Nesta semana, economistas de diversas linhas saudaram o avanço do Banco Central. A brilhante vanguarda de sargentos do exército do dr. Meirelles escreveu a ata do Copom (Comitê de Política Monetária) aceitando o óbvio: contra choques de oferta -como elevação do câmbio, de preços de commodities, altas sazonais de alimentos- e contra preços administrados -como tarifas e impostos-, a política monetária tem efeito mínimo.
O organismo econômico e social brasileiro parece um doente grave, com irrupções por todo o corpo. Escândalos pontuais viram crises desestabilizadoras, greves pipocam por todos os lados, a vontade de acreditar dos empresários virou fumaça, o desalento toma conta de todos os setores, a base de apoio do governo se esfacela.
O início dessa virada foi uma ata do Copom, na qual o pensamento de planilha matou o pequeno renascimento da esperança ao decretar que, mesmo contra todas as evidências, a inflação era um lobisomem ainda a ser exorcizado. O mundo veio abaixo porque se constatou que a autoridade incumbida de administrar as expectativas não era dotada de racionalidade econômica.
Não apenas os críticos como até os economistas de mercado enxergavam mero aumento sazonal no que o BC tratava como recomeço de surto inflacionário. Passada a fase sazonal, os índices começam a cair, como era previsível.
As expectativas positivas foram destruídas, criou-se ameaça concreta de governabilidade, e agora surge a nova ata do Copom reconhecendo que as altas eram sazonais ou fruto de choques de oferta e que eventos dessa natureza não podem condicionar decisões de política monetária. E ficamos todos saudando a conversão do Banco Central ao bom senso, sem atentar para o custo que sua atitude anterior gerou.
A sucessão de erros do Banco Central vem se acumulando desde o ano passado, da incapacidade de perceber as inflexões da economia -em maio do ano passado não conseguiram perceber a economia derretendo- à incapacidade de articular expectativas. À irresponsabilidade da ata anterior do Copom se seguiu a decisão de reduzir os juros em 0,25 ponto percentual, desnorteando todos os que passaram a acreditar nessa ata como se fosse um dos segredos de Fátima.
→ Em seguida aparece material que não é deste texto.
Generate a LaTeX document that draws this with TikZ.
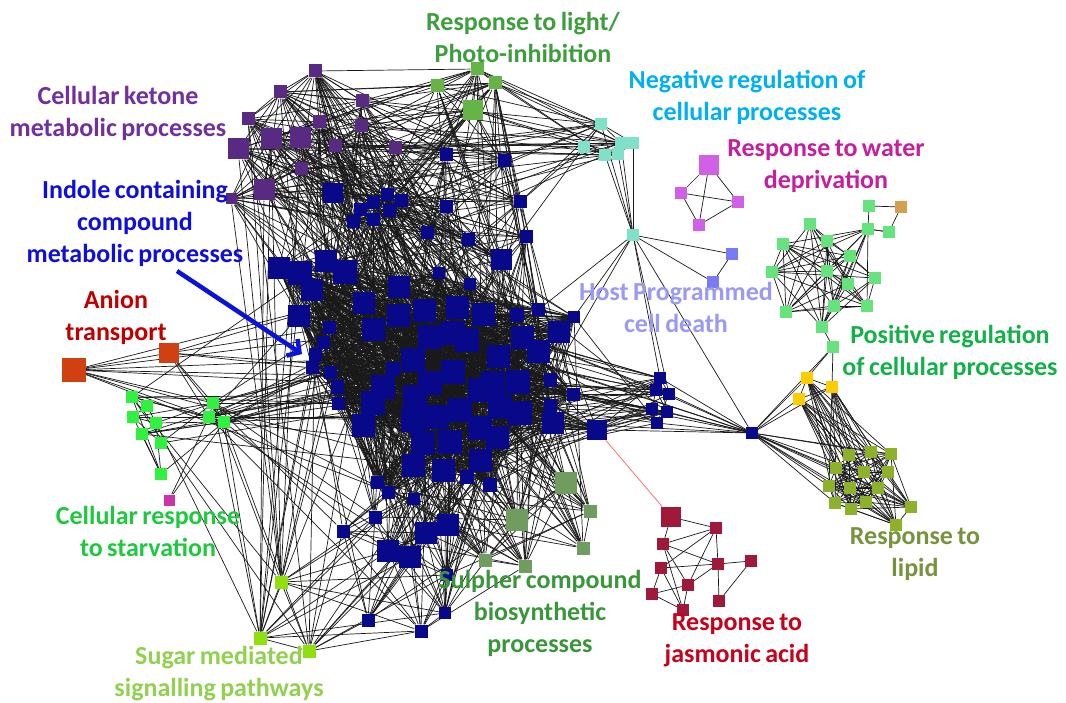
\documentclass[tikz,border=0pt]{standalone}
\usepackage{fontspec}
\setmainfont{Carlito}[WordSpace=0.75]
\usetikzlibrary{backgrounds,arrows.meta}
\definecolor{cP}{HTML}{582A82}
\definecolor{cL}{HTML}{66B348}
\definecolor{cNavy}{HTML}{08088A}
\colorlet{cU}{cNavy}\colorlet{cC}{cNavy}\colorlet{cD}{cNavy}\colorlet{cK}{cNavy}\colorlet{cV}{cNavy}\colorlet{cZ}{cNavy}
\definecolor{cS}{HTML}{709C60}
\definecolor{cG}{HTML}{90E010}
\definecolor{cA}{HTML}{D04010}
\definecolor{cT}{HTML}{30F040}\colorlet{cE}{cT}
\definecolor{cX}{HTML}{CC33AA}
\definecolor{cN}{HTML}{80E0C8}\colorlet{cB}{cN}
\definecolor{cW}{HTML}{D060E8}
\definecolor{cH}{HTML}{7A7AF5}
\definecolor{cQ}{HTML}{66E37C}\colorlet{cF}{cQ}\colorlet{cI}{cQ}
\definecolor{cJ}{HTML}{D4A050}
\definecolor{cY}{HTML}{FFCC00}
\definecolor{cO}{HTML}{8DB12B}
\definecolor{cR}{HTML}{A0193A}
% label colours
\definecolor{tLight}{HTML}{3E9E3E}
\definecolor{tKet}{HTML}{7030A0}
\definecolor{tNeg}{HTML}{00B0F0}
\definecolor{tWat}{HTML}{C4209C}
\definecolor{tInd}{HTML}{0F0FDD}
\definecolor{tAni}{HTML}{C00000}
\definecolor{tHost}{HTML}{9A9AF5}
\definecolor{tPos}{HTML}{14B04A}
\definecolor{tStv}{HTML}{20C840}
\definecolor{tSug}{HTML}{92D050}
\definecolor{tSul}{HTML}{3A963A}
\definecolor{tJas}{HTML}{C8001A}
\definecolor{tLip}{HTML}{77933C}
\definecolor{arrowblue}{HTML}{0A14D8}
\definecolor{rededge}{HTML}{FF7070}
\newcount\vcount
\def\addv#1#2#3#4#5{%
  \global\advance\vcount by 1
  \node[sq=#4, fill=c#5] (#1) at (#2,#3) {};%
  \expandafter\xdef\csname vn\the\vcount\endcsname{#1}%
  \expandafter\xdef\csname vg\the\vcount\endcsname{#5}%
}
\def\setpr#1#2#3{\expandafter\gdef\csname pr@#1@#2\endcsname{#3}\expandafter\gdef\csname pr@#2@#1\endcsname{#3}}
\tikzset{
  sq/.style={rectangle, inner sep=0pt, minimum size=#1pt, draw=none},
  edge/.style={draw=black!90, line width=0.7pt},
  lab/.style={font=\bfseries\fontsize{26}{32}\selectfont, align=center, inner sep=0pt},
}
\begin{document}
\begin{tikzpicture}[x=1pt,y=-1pt]
\useasboundingbox (0,0) rectangle (1066,703);
% ---------- nodes ----------
\foreach \nm/\x/\y/\s in {p1/315/71/13,p2/280/92/13,p3/362/101/13,p4/248/119/13,p5/319/122/13,p6/361/126/13,p7/271/139/21,p8/300/138/21,p9/238/149/21,p10/335/146/13,p11/395/148/13,p12/301/169/13,p13/264/190/21,p14/231/199/11}{\addv{\nm}{\x}{\y}{\s}{P}}
\foreach \nm/\x/\y/\s in {l1/477/69/13,l2/437/86/13,l3/495/83/13,l4/473/110/20}{\addv{\nm}{\x}{\y}{\s}{L}}
\foreach \nm/\x/\y/\s in {u1/446/155/13,u2/504/161/13,u3/333/193/20,u4/387/195/13,u5/373/203/13,u6/401/201/13,u7/360/210/13,u8/389/211/13,u9/353/222/13,u10/373/220/13,u11/446/207/13,u12/520/202/13,u13/427/233/13,u14/468/240/13,u15/526/237/13,u16/501/260/21}{\addv{\nm}{\x}{\y}{\s}{U}}
\foreach \nm/\x/\y/\s in {c1/279/268/22,c2/300/273/24,c3/326/261/22,c4/345/272/24,c5/312/290/22,c6/439/273/12,c7/470/284/12,c8/399/287/22,c9/364/303/22,c10/398/316/23,c11/424/311/23,c12/457/308/23,c13/483/315/23,c14/517/315/14,c15/538/310/13,c16/574/317/12,c17/299/316/22,c18/329/328/13,c19/373/330/23,c20/559/332/22,c21/538/352/23,c22/522/338/23,c23/498/357/23,c24/453/333/24,c25/467/340/24,c26/430/337/24,c27/413/360/24,c28/323/343/13,c29/315/355/13,c30/312/368/13,c31/330/373/13,c32/337/387/13,c33/338/403/13,c34/393/369/14,c35/383/387/24,c36/373/403/24,c37/363/425/23,c38/415/397/24,c39/430/383/24,c40/453/372/24,c41/480/390/24,c42/493/383/24,c43/518/382/24,c44/550/380/13,c45/573/394/13,c46/550/405/13,c47/553/423/22,c48/520/413/24,c49/500/407/24,c50/460/410/24,c51/437/417/24,c52/413/420/24,c53/423/443/24,c54/450/442/24,c55/480/428/24,c56/497/437/23,c57/480/460/23,c58/443/470/23,c59/413/465/23,c60/467/477/14,c61/490/485/14,c62/377/482/13,c63/388/492/13}{\addv{\nm}{\x}{\y}{\s}{C}}
\foreach \nm/\x/\y/\s in {d1/414/499/12,d2/375/517/13,d3/343/531/13,d4/426/533/22,d5/448/525/22,d6/388/551/22,d7/410/557/22,d8/447/575/12,d9/445/613/12,d10/368/620/13,d11/421/631/13}{\addv{\nm}{\x}{\y}{\s}{D}}
\foreach \nm/\x/\y/\s in {s1/566/483/22,s2/517/520/22,s3/590/511/13,s4/583/548/13,s5/485/560/13,s6/525/566/13}{\addv{\nm}{\x}{\y}{\s}{S}}
\foreach \nm/\x/\y/\s in {g1/281/582/13,g2/260/638/13,g3/309/651/13}{\addv{\nm}{\x}{\y}{\s}{G}}
\foreach \nm/\x/\y/\s in {k1/660/378/12,k2/656/390/12,k3/669/394/12,k4/652/409/12,k5/667/412/12,k6/657/423/12}{\addv{\nm}{\x}{\y}{\s}{K}}
\addv{v1}{597}{430}{20}{V}
\foreach \nm/\x/\y/\s in {a1/74/370/24,a2/169/353/20}{\addv{\nm}{\x}{\y}{\s}{A}}
\foreach \nm/\x/\y/\s in {t1/132/397/12,t2/147/406/12,t3/133/417/12,t4/156/423/12,t5/142/434/12,t6/161/443/12,t7/161/474/12}{\addv{\nm}{\x}{\y}{\s}{T}}
\foreach \nm/\x/\y/\s in {e1/213/403/12,e2/209/417/12,e3/224/422/12}{\addv{\nm}{\x}{\y}{\s}{E}}
\addv{x1}{169}{500}{11}{X}
\foreach \nm/\x/\y/\s in {n1/601/124/12,n2/584/147/12,n3/605/155/12,n4/618/154/12,n5/621/143/12,n6/633/143/12}{\addv{\nm}{\x}{\y}{\s}{N}}
\addv{n7}{633}{235}{12}{B}
\foreach \nm/\x/\y/\s in {w1/709/165/20,w2/681/193/12,w3/738/202/12,w4/699/225/12}{\addv{\nm}{\x}{\y}{\s}{W}}
\foreach \nm/\x/\y/\s in {h1/732/254/12,h2/713/282/12}{\addv{\nm}{\x}{\y}{\s}{H}}
\foreach \nm/\x/\y/\s in {q2/868/229/12,q4/810/224/12,q5/827/241/12,q6/783/244/12,q7/850/256/12,q8/772/272/12,q9/827/271/12,q10/848/284/12,q11/875/278/12,q12/834/306/12,q13/867/306/12,q14/786/312/12,q15/822/327/12}{\addv{\nm}{\x}{\y}{\s}{Q}}
\foreach \nm/\x/\y/\s in {q1/869/206/12,q3/889/232/12}{\addv{\nm}{\x}{\y}{\s}{F}}
\addv{tan}{901}{207}{12}{J}
\addv{q16}{833}{347}{12}{I}
\foreach \nm/\x/\y/\s in {y1/807/378/12,y2/832/387/12,y3/799/399/12}{\addv{\nm}{\x}{\y}{\s}{Y}}
\addv{hub}{752}{433}{12}{Z}
\foreach \nm/\x/\y/\s in {o1/849/455/12,o2/871/452/12,o3/891/454/12,o4/836/468/12,o5/864/472/12,o6/888/472/12,o7/829/486/12,o8/850/488/12,o9/878/488/12,o10/835/503/12,o11/866/502/12,o12/851/509/12,o13/911/507/12,o14/896/525/12}{\addv{\nm}{\x}{\y}{\s}{O}}
\foreach \nm/\x/\y/\s in {r1/671/517/20,r2/716/528/12,r3/663/544/12,r4/661/568/12,r5/718/564/12,r6/751/561/12,r7/688/585/12,r8/652/594/12,r9/719/601/12,r10/683/610/12}{\addv{\nm}{\x}{\y}{\s}{R}}
% ---------- edge probabilities ----------
\setpr{P}{P}{0.4}\setpr{P}{L}{0.3}\setpr{P}{U}{0.3}\setpr{P}{C}{0.08}\setpr{P}{N}{0.15}\setpr{P}{D}{0.03}\setpr{P}{G}{0.25}\setpr{P}{S}{0.02}
\setpr{L}{L}{1}\setpr{L}{U}{0.35}\setpr{L}{C}{0.05}\setpr{L}{N}{0.5}\setpr{L}{S}{0.05}
\setpr{U}{U}{0.3}\setpr{U}{C}{0.1}\setpr{U}{N}{0.12}\setpr{U}{D}{0.03}\setpr{U}{S}{0.05}
\setpr{C}{C}{0.5}\setpr{C}{D}{0.1}\setpr{C}{S}{0.18}\setpr{C}{K}{0.1}\setpr{C}{V}{0.2}\setpr{C}{A}{0.1}\setpr{C}{E}{0.12}\setpr{C}{T}{0.02}\setpr{C}{Z}{0.05}\setpr{C}{G}{0.03}
\setpr{D}{D}{0.35}\setpr{D}{G}{0.6}\setpr{D}{S}{0.12}\setpr{D}{E}{0.1}
\setpr{S}{S}{0.5}
\setpr{G}{G}{1}\setpr{G}{E}{0.6}\setpr{G}{T}{0.08}
\setpr{A}{A}{1}\setpr{A}{T}{0.2}\setpr{A}{E}{0.6}
\setpr{T}{T}{0.5}\setpr{T}{E}{0.25}\setpr{E}{E}{1}
\setpr{K}{K}{0.6}\setpr{K}{Z}{1}\setpr{K}{V}{0.3}
\setpr{N}{N}{0.8}
\setpr{Q}{Q}{0.7}\setpr{F}{Q}{0.15}
\setpr{Y}{Y}{1}\setpr{Y}{O}{0.8}\setpr{O}{O}{0.8}\setpr{Z}{O}{0.9}\setpr{Z}{Y}{1}
% ---------- edges ----------
\begin{pgfonlayer}{background}
\fill[white] (0,0) rectangle (1066,703);
\pgfmathsetseed{4242}
\edef\NV{\the\vcount}
\foreach \i in {1,...,\NV}{%
  \foreach \j in {\i,...,\NV}{%
    \ifnum\j>\i\relax
      \edef\ga{\csname vg\i\endcsname}\edef\gb{\csname vg\j\endcsname}%
      \ifcsname pr@\ga @\gb\endcsname
        \pgfmathsetmacro\rr{rnd}%
        \edef\pp{\csname pr@\ga @\gb\endcsname}%
        \ifdim\rr pt<\pp pt\relax
          \edef\na{\csname vn\i\endcsname}\edef\nb{\csname vn\j\endcsname}%
          \draw[edge] (\na) -- (\nb);
        \fi
      \fi
    \fi
  }%
}
\foreach \a/\b in {n7/n1,n7/n3,n7/n4,n7/n5,n7/n6,n7/h1,n7/h2,h1/h2,n7/k1,n7/k3,n7/hub,n7/c16,n7/c15,n7/c44,
  w1/w2,w1/w3,w1/w4,w2/w3,w2/w4,w3/w4,
  q1/tan,tan/q3,q1/q2,q2/q3,q15/q16,q16/y1,q16/y2,hub/q16,
  x1/e2,x1/e3,
  r1/r2,r1/r3,r3/r2,r3/r5,r4/r5,r4/r2,r7/r2,r7/r5,r7/r3,r8/r4,r8/r7,r8/r10,r4/r10,r10/r7,r5/r6,r5/r9,r6/r9,r2/r5,r3/r10}{\draw[edge] (\a) -- (\b);}
\draw[rededge, line width=0.8pt] (v1) -- (r1);
\end{pgfonlayer}
% ---------- arrow ----------
\coordinate (arS) at (177,271);
\coordinate (arE) at (302,354);
\draw[arrowblue, line width=4.5pt, -{Straight Barb[length=9pt,width=20pt]}] (arS) -- (arE);
% ---------- labels ----------
\node[lab, text=tLight] (Llight) at (523,37) {Response to light/\\Photo-inhibition};
\node[lab, text=tKet] (Lket) at (118,113) {Cellular ketone\\metabolic processes};
\node[lab, text=tNeg] (Lneg) at (747,97) {Negative regulation of\\cellular processes};
\node[lab, text=tWat] (Lwat) at (826,166) {Response to water\\deprivation};
\node[lab, text=tInd] (Lind) at (135,223) {Indole containing\\compound\\metabolic processes};
\node[lab, text=tAni] (Lani) at (116,317) {Anion\\transport};
\node[lab, text=tHost] (Lhost) at (676,307) {Host Programmed\\cell death};
\node[lab, text=tPos] (Lpos) at (950,352) {Positive regulation\\of cellular processes};
\node[lab, text=tStv] (Lstv) at (148,531) {Cellular response\\to starvation};
\node[lab, text=tSug] (Lsug) at (219,674) {Sugar mediated\\signalling pathways};
\node[lab, text=tSul] (Lsul) at (540,613) {Sulpher compound\\biosynthetic\\processes};
\node[lab, text=tJas] (Ljas) at (737,640) {Response to\\jasmonic acid};
\node[lab, text=tLip] (Llip) at (915,554) {Response to\\lipid};
\end{tikzpicture}
\end{document}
Agora fica o país inteiro, faminto por governabilidade, tentando tirar pontos positivos nesse reconhecimento tardio do erro. Para conseguir que o Banco Central começasse a recompor reservas, foi um parto, que custou imenso desgaste.
O troco do Banco Central foi a ata irresponsável, uma chantagem para balançar as expectativas e alertar o governo de que tem o controle do jogo. Foi necessário um incêndio de proporções grandiosas para uma autocrítica.
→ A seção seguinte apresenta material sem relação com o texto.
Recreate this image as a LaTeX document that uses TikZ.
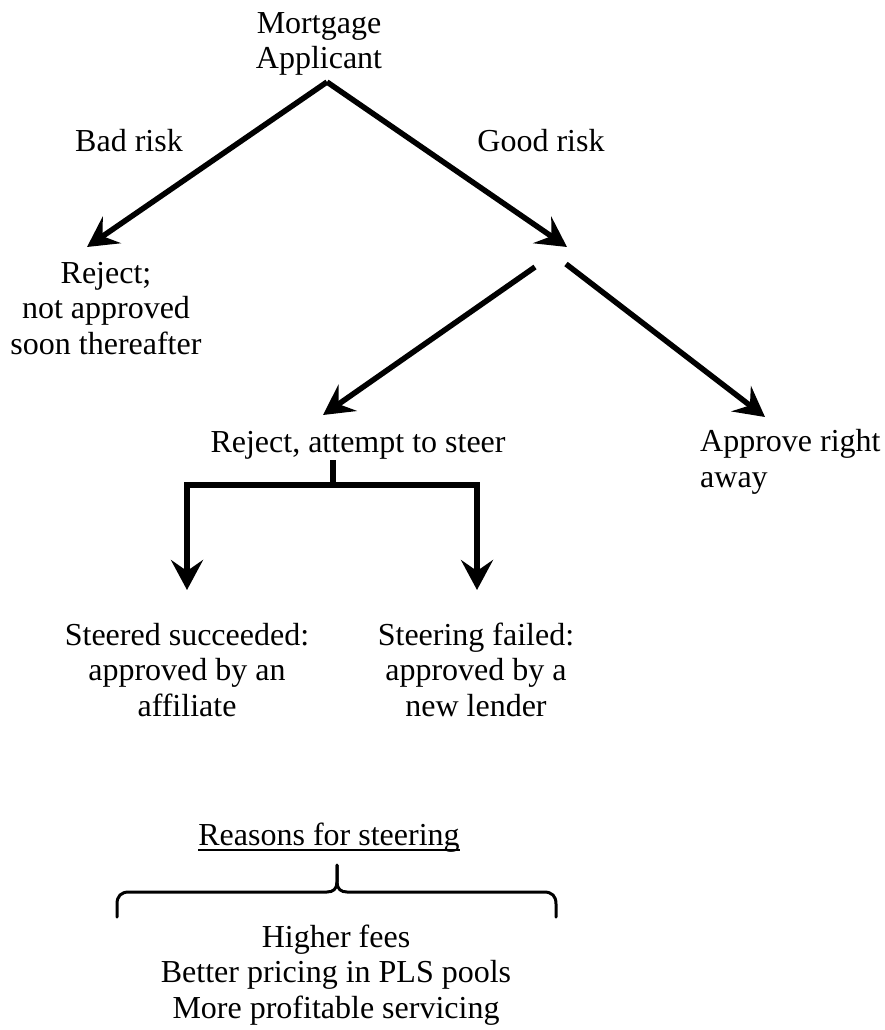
\documentclass[tikz,border=0pt]{standalone}
\usepackage{fontspec}
\setmainfont{Liberation Serif}
\usetikzlibrary{arrows.meta}
\begin{document}
\begin{tikzpicture}[x=1pt,y=-1pt,
  txt/.style={inner sep=0pt, anchor=base, align=center, font=\fontsize{32}{35.5}\selectfont},
  arr/.style={line width=5.5pt, -{Stealth[length=30pt,width=32pt,inset=11pt]}},
  ln/.style={line width=5.5pt},
  bracestyle/.style={line width=3pt, line cap=round, line join=round}]
\useasboundingbox (0,0) rectangle (885,1030);
% texts (anchor base = baseline of the last line)
\node[txt] (app) at (319,69) {Mortgage\\Applicant};
\node[txt] (bad) at (129,151) {Bad risk};
\node[txt] (good) at (541,151) {Good risk};
\node[txt] (rej) at (106,354) {Reject;\\not approved\\soon thereafter};
\node[txt] (steer) at (358,452) {Reject, attempt to steer};
\node[txt, align=left, anchor=base west] (appr) at (700,487) {Approve right\\away};
\node[txt] (succ) at (187,716) {Steered succeeded:\\approved by an\\affiliate};
\node[txt] (fail) at (476,716) {Steering failed:\\approved by a\\new lender};
\node[txt] (reasons) at (329,845) {Reasons for steering};
\node[txt] (list) at (336,1018) {Higher fees\\Better pricing in PLS pools\\More profitable servicing};
% coordinates
\coordinate (split1) at (327,82);
\coordinate (badTip) at (87,247);
\coordinate (goodTip) at (567,247);
\coordinate (gl) at (535,267);
\coordinate (gr) at (566,264);
\coordinate (steerTip) at (323,415);
\coordinate (apprTip) at (765,417);
\coordinate (stTop) at (333,460);
\coordinate (stMid) at (333,485);
\coordinate (bl) at (187,485);
\coordinate (br) at (477,485);
\coordinate (succTip) at (187,590);
\coordinate (failTip) at (477,590);
% connectors
\draw[arr] (split1) -- (badTip);
\draw[arr] (split1) -- (goodTip);
\draw[arr] (gl) -- (steerTip);
\draw[arr] (gr) -- (apprTip);
\draw[ln] (stTop) -- (stMid);
\draw[arr] (stMid) -- (bl) -- (succTip);
\draw[arr] (stMid) -- (br) -- (failTip);
% underline
\draw[line width=1.6pt] ([yshift=-5pt]reasons.base west) -- ([yshift=-5pt]reasons.base east);
% brace
\coordinate (bL) at (117,917);
\coordinate (bR) at (556,917);
\coordinate (bTip) at (337,865);
\draw[bracestyle] (bL) -- (117,904) .. controls (117,896) and (121,892) .. (129,892) -- (327,892) .. controls (333,892) and (337,889) .. (337,882) -- (bTip);
\draw[bracestyle] (bTip) -- (337,882) .. controls (337,889) and (341,892) .. (347,892) -- (544,892) .. controls (552,892) and (556,896) .. (556,904) -- (bR);
\end{tikzpicture}
\end{document}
No ano passado, havia um quadro político e econômico, interna e externamente, favorável. Agora, está começando o jogo pesado. Uma operação que exige um cirurgião está nas mãos de residentes. Quando terminarem de se formar no Banco Central, terão que praticar o conhecimento adquirido em outras plagas. Por aqui, não vai ficar pedra sobre pedra.